I am doing the nodal analysis of this circuit:
I have successfully wrote the current equations for node A, using nodal analysis, that I found it to be:
i3 = i5 + i7 or
(Vc-Va)/R3 = (Va-Vb)/R5 + i7
where i7 is the current source value of 1A.
That will give me
-9Va + 3Vb + 5Vc = 400
So far, so good…
Now analyzing node C I have a doubt.
The currents for node C would be:
i1 = i3 + i6
where
i1 = (V1-Vc)/R1 = (12-Vc)/20
i3 = (Vc-Va)/R3 = (Vc-Va)/80
but what about i6?
I know that i2 = i6 + i7 resulting on i6 = i2-i7 or substituting the value for i7,
i6 = i2 - 1
The problem here is, how can I declare i2 in terms of voltages and resistors? If the current source was not there I would say i2 = Vc/R2 but with the current source there I don't now.
Any help is welcome. Thanks.
Best Answer
The problem is, i6 doesn't really exist, C is the same node as the both the nodes on either side of the current you have drawn for i6. Since the voltage for node C is the same as the node between R2 and the current source, the resistance for i6 would be zero and technically the current would be infinite.

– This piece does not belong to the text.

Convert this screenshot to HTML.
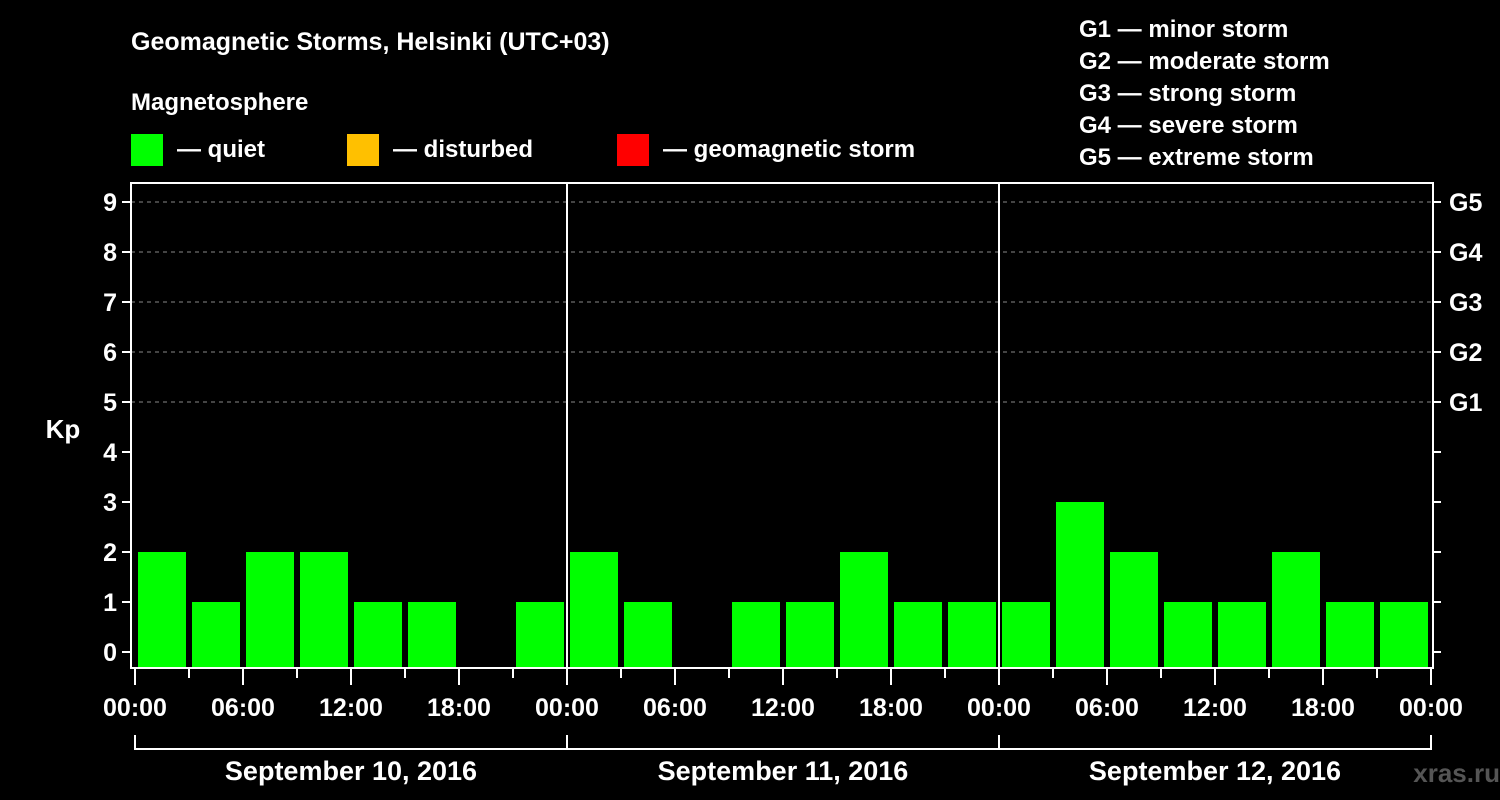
<!DOCTYPE html>
<html><head><meta charset="utf-8"><style>
body{margin:0;background:#000;}
svg{display:block;font-family:"Liberation Sans",Arial,sans-serif;font-weight:bold;}
</style></head><body>
<svg id="c" width="1500" height="800">
<rect width="1500" height="800" fill="#000"/>
<text x="131" y="50" fill="#fff" font-size="25">Geomagnetic Storms, Helsinki (UTC+03)</text>
<text x="131" y="110" fill="#fff" font-size="24">Magnetosphere</text>
<g><rect x="131" y="134" width="32" height="32" fill="#00ff00"/><text x="177" y="157" fill="#fff" font-size="24">— quiet</text></g>
<g><rect x="347" y="134" width="32" height="32" fill="#ffc000"/><text x="393" y="157" fill="#fff" font-size="24">— disturbed</text></g>
<g><rect x="617" y="134" width="32" height="32" fill="#ff0000"/><text x="663" y="157" fill="#fff" font-size="24">— geomagnetic storm</text></g>
<g fill="#fff" font-size="24">
<text x="1079" y="37">G1 — minor storm</text>
<text x="1079" y="69">G2 — moderate storm</text>
<text x="1079" y="101">G3 — strong storm</text>
<text x="1079" y="133">G4 — severe storm</text>
<text x="1079" y="165">G5 — extreme storm</text>
</g>
<text x="63" y="438" fill="#fff" font-size="26" text-anchor="middle">Kp</text>
<g id="grid"></g><g id="bars"></g><g id="axes"></g>
<text x="1500" y="782" fill="#555" font-size="26" text-anchor="end">xras.ru</text>
</svg>
<script>
const days = ["September 10, 2016","September 11, 2016","September 12, 2016"];
const kpValues = [2,1,2,2,1,1,0,1, 2,1,0,1,1,2,1,1, 1,3,2,1,1,2,1,1];
const yTicks = [0,1,2,3,4,5,6,7,8,9];
const gLabels = ["G1","G2","G3","G4","G5"];
const gLevels = [5,6,7,8,9];
const hourLabels = ["00:00","06:00","12:00","18:00"];
const NS="http://www.w3.org/2000/svg";
const L=131,R=1433,T=183,B=668,X0=135,DAYW=432;
const y=v=>652-50*v;
const x=h=>X0+h/24*DAYW; // h hours from start
function mk(tag,a,p){const e=document.createElementNS(NS,tag);for(const k in a)e.setAttribute(k,a[k]);p.appendChild(e);return e;}
const grid=document.getElementById('grid'),bars=document.getElementById('bars'),axes=document.getElementById('axes');
gLevels.forEach((lv,i)=>{
 const ln=mk('line',{x1:L,x2:R,y1:y(lv),y2:y(lv),stroke:'#888','stroke-dasharray':'4,4','stroke-width':1},grid);
 
 
 const t=mk('text',{x:1449,y:y(lv)+9,fill:'#fff','font-size':25},axes);t.textContent=gLabels[i];
 
 
});
kpValues.forEach((v,i)=>{
 if(v<=0)return;
 const r=mk('rect',{x:x(i*3)+3,y:y(v),width:48,height:B-y(v),fill:'#00ff00'},bars);
 
 
});
mk('rect',{x:L,y:T,width:R-L,height:B-T,fill:'none',stroke:'#fff','stroke-width':2},axes);
for(let d=1;d<days.length;d++){mk('line',{x1:x(d*24),x2:x(d*24),y1:T,y2:B,stroke:'#fff','stroke-width':2},axes);}
yTicks.forEach(v=>{
 mk('line',{x1:L-9,x2:L,y1:y(v),y2:y(v),stroke:'#fff','stroke-width':2},axes);
 mk('line',{x1:R,x2:R+8,y1:y(v),y2:y(v),stroke:'#fff','stroke-width':2},axes);
 const t=mk('text',{x:117,y:y(v)+9,fill:'#fff','font-size':25,'text-anchor':'end'},axes);t.textContent=v;
 
 
});
for(let h=0;h<=days.length*24;h+=3){
 const major=h%6===0;
 mk('line',{x1:x(h),x2:x(h),y1:B+1,y2:B+(major?17:10),stroke:'#fff','stroke-width':2},axes);
 if(major){const t=mk('text',{x:x(h),y:716,fill:'#fff','font-size':25,'text-anchor':'middle'},axes);
  t.textContent=hourLabels[(h/6)%4];
  
  }
}
days.forEach((d,i)=>{
 const a=x(i*24),b=x((i+1)*24);
 mk('path',{d:`M${a} 735V749H${b}V735`,fill:'none',stroke:'#fff','stroke-width':2},axes);
 const t=mk('text',{x:(a+b)/2,y:780,fill:'#fff','font-size':27,'text-anchor':'middle'},axes);t.textContent=d;
 
 
});
</script>
</body></html>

A better node equation for node C would be this: \$0 = i_1 -i_2 -i_3 + i_7\$ And you need to write C on the node between R2 and the current source
The voltage equations for R2 is \$i_2 = V_c/R_2 \$ so you are correct, you can take any resistor and the two nodes around it and find the current through the resistor
\$ \frac{V_A- V_B}{R} = i_R\$
In this case Va would be Node C and the other side is ground, which you have correctly identified.